Former Gov. Perdue, 70, served on President-elect Trump’s agricultural advisory committee during his presidential campaign and had long been considered the favorite to head the USDA in a Trump administration. In 2002, he became the first Republican to be elected governor in The Peach State in 130 years. He served as chief executive of the state from 2003 to 2011.
Though he must be confirmed by the Republican-controlled U.S. Senate, his nomination represents the final pick for Mr. Trump’s cabinet just before he is sworn in as president on Friday. If confirmed, he will be the first Southerner to lead the Agriculture Department in more than two decades.
While Georgia governor, Mr. Perdue handled a series of crises, including a severe drought in 2007 and a deadly U.S. salmonella outbreak that was traced back to peanut butter made in Georgia.
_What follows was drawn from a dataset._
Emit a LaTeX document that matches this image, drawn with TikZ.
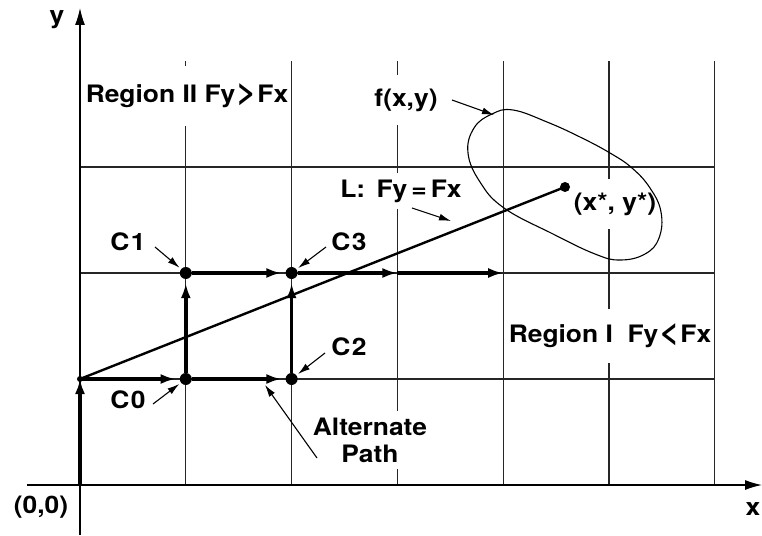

During the drought, he took steps to cut water usage and even led a service outside the state capitol to pray for rain. He also decided to relocate the state office that issues water permits for irrigation and other agricultural uses from Atlanta to rural south Georgia, where it would be closer to farmers.
Ron Moore, President of the American Soybean Association (ASA), told Reuters he thought Gov. Perdue, the cousin of Sen. David Perdue, R-Ga., would be a staunch supporter of agriculture exports.
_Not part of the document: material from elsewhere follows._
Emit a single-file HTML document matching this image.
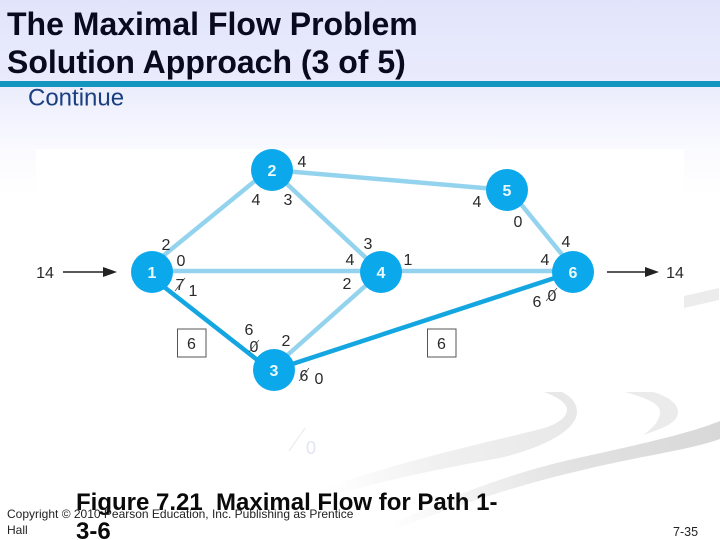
<!DOCTYPE html>
<html><head><meta charset="utf-8"><style>
html,body{margin:0;padding:0;background:#fff}
svg{display:block}
text{font-family:"Liberation Sans",Arial,sans-serif}
</style></head><body>
<svg width="720" height="540" viewBox="0 0 720 540" xmlns="http://www.w3.org/2000/svg">
<defs><linearGradient id="bg" x1="0" y1="0" x2="0" y2="1">
<stop offset="0" stop-color="#e2e4fb"/><stop offset="0.4" stop-color="#e9ebfc"/><stop offset="0.8" stop-color="#fbfbff"/><stop offset="1" stop-color="#fff"/></linearGradient>
<linearGradient id="sw1" gradientUnits="userSpaceOnUse" x1="570" y1="420" x2="330" y2="495"><stop offset="0" stop-color="#e8e8e8"/><stop offset="0.55" stop-color="#f0f0f0"/><stop offset="1" stop-color="#ffffff"/></linearGradient>
<linearGradient id="sw3" gradientUnits="userSpaceOnUse" x1="720" y1="430" x2="390" y2="530"><stop offset="0" stop-color="#d8d8d8"/><stop offset="0.45" stop-color="#e2e2e2"/><stop offset="1" stop-color="#ffffff"/></linearGradient>
</defs>
<rect width="720" height="540" fill="#fff"/>
<rect width="720" height="195" fill="url(#bg)"/>
<path d="M544 392C560 398 567 404 567 410C566 421 550 427 533 431C480 444 390 464 320 490L285 512C340 490 420 472 500 458C550 446 577 428 577 412C577 402 570 396 562 392Z" fill="url(#sw1)"/>
<path d="M625 392C650 399 661 405 660 413C659 422 652 429 643 435C665 428 678 422 678 412C678 403 667 396 653 392Z" fill="#ebebeb"/>
<path d="M720 421C690 433 650 442 587 456C540 466 480 482 385 527L385 533C470 500 530 482 587 469C640 456 690 450 720 439Z" fill="url(#sw3)"/>
<path d="M684 296L719 288V300L684 308Z" fill="#ececec"/>
<rect x="36" y="149" width="648" height="243" fill="#fff"/>
<rect y="81" width="720" height="6" fill="#1496c0"/>
<text x="7" y="35" font-size="32" font-weight="700" fill="#0a0a1e">The Maximal Flow Problem</text>
<text x="7" y="73" font-size="32" font-weight="700" fill="#0a0a1e">Solution Approach (3 of 5)</text>
<text x="28" y="105.500" font-size="24" fill="#1a3f80">Continue</text>

<g stroke="#94d3ee" stroke-width="4.500" fill="none">
<line x1="152" y1="265" x2="272" y2="167"/>
<line x1="272" y1="170" x2="381" y2="272"/>
<line x1="272" y1="170" x2="507" y2="190"/>
<line x1="152" y1="271" x2="573" y2="271"/>
<line x1="274" y1="367" x2="381" y2="272"/>
<line x1="507" y1="187" x2="573" y2="268"/>
</g>
<g stroke="#14a6e0" stroke-width="4.500" fill="none">
<line x1="152" y1="277.500" x2="274" y2="373"/>
<line x1="274" y1="370" x2="573" y2="272"/>
</g>
<g fill="#0ca8ec">
<circle cx="152" cy="272" r="21"/><circle cx="272" cy="170" r="21"/><circle cx="274" cy="370" r="21"/>
<circle cx="381" cy="272" r="21"/><circle cx="507" cy="190" r="21"/><circle cx="573" cy="272" r="21"/>
</g>
<g fill="#eafaff" font-size="16" font-weight="700" text-anchor="middle">
<text x="152" y="278">1</text><text x="272" y="176">2</text><text x="274" y="376">3</text>
<text x="381" y="278">4</text><text x="507" y="196">5</text><text x="573" y="278">6</text>
</g>

<g stroke="#222" stroke-width="1.600"><line x1="63" y1="272" x2="106" y2="272"/><line x1="607" y1="272" x2="648" y2="272"/></g>
<path d="M103 267L117 272L103 277Z" fill="#222"/><path d="M645 267L659 272L645 277Z" fill="#222"/>

<g fill="#fff" stroke="#555" stroke-width="1"><rect x="177.500" y="329" width="28.500" height="28"/><rect x="427.500" y="329" width="28.500" height="28"/></g>

<g fill="#2a2a2a" font-size="16" text-anchor="middle">
<text x="45" y="278">14</text><text x="675" y="278">14</text>
<text x="302" y="167">4</text><text x="256" y="205">4</text><text x="288" y="205">3</text>
<text x="166" y="250">2</text><text x="181" y="266">0</text><text x="180" y="290">7</text><text x="193" y="296">1</text>
<text x="350" y="265">4</text><text x="347" y="289">2</text>
<text x="249" y="335">6</text><text x="254" y="352">0</text><text x="286" y="346">2</text>
<text x="304" y="381">6</text><text x="319" y="384">0</text>
<text x="477" y="207">4</text><text x="518" y="227">0</text><text x="368" y="249">3</text><text x="408" y="265">1</text>
<text x="545" y="265">4</text><text x="566" y="247">4</text><text x="537" y="307">6</text><text x="552" y="301">0</text>
<text x="191.500" y="349">6</text><text x="441.500" y="349">6</text>
</g>
<g stroke="#444" stroke-width="0.700">
<line x1="175" y1="291" x2="185" y2="278"/><line x1="249" y1="352" x2="259" y2="340"/>
<line x1="299" y1="381" x2="309" y2="368"/><line x1="546" y1="301" x2="557" y2="288"/>
</g>

<line x1="289" y1="451" x2="305" y2="428" stroke="#e6e7f0" stroke-width="1"/>
<text x="311" y="454" font-size="18" fill="#e2e4f4" text-anchor="middle">0</text>

<text x="76" y="510" font-size="24" font-weight="700" fill="#0a0a0a" xml:space="preserve">Figure 7.21  Maximal Flow for Path 1-</text>
<text x="76" y="539" font-size="24" font-weight="700" fill="#0a0a0a">3-6</text>
<text x="7" y="518" font-size="12" fill="#222">Copyright © 2010 Pearson Education, Inc. Publishing as Prentice</text>
<text x="7" y="534" font-size="12" fill="#222">Hall</text>
<text x="673" y="536" font-size="12.500" fill="#222">7-35</text>
</svg>
</body></html>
“I think he will be very much in favor of trade,” Mr. Moore said. The ASA, with 15 other farm groups, this month urged the incoming administration to “protect and enhance” agricultural trade and its impact on the rural economy.
Zippy Duvall, President of the American Farm Bureau, also praised Gov. Perdue in a statement.
“The nomination of former Georgia Governor Sonny Perdue for Secretary of Agriculture is welcome news to the nation’s farmers and ranchers,” Mr. Duvall said. “Gov. Perdue will provide the strong voice that agriculture needs in the new administration. He is an outstanding nominee.”
However, leftwing environmental groups unsurprisingly objected to the nomination.
“Farmers need a champion in the USDA who will fight for conservation programs to help farmers be more resilient in the face of extreme weather, not pray for rain,” Kari Hamerschlag, the deputy director of food and technology at Friends of the Earth, said in a statement.
But Mr. Duvall, who has known Gov. Perdue for years, vehemently disagreed.
“The American Farm Bureau looks forward to continuing our work with USDA under Gov. Perdue’s leadership. When farmers and ranchers are free to access cutting-edge technologies, reach new markets and make decisions that protect their businesses and resources, we all are better off.”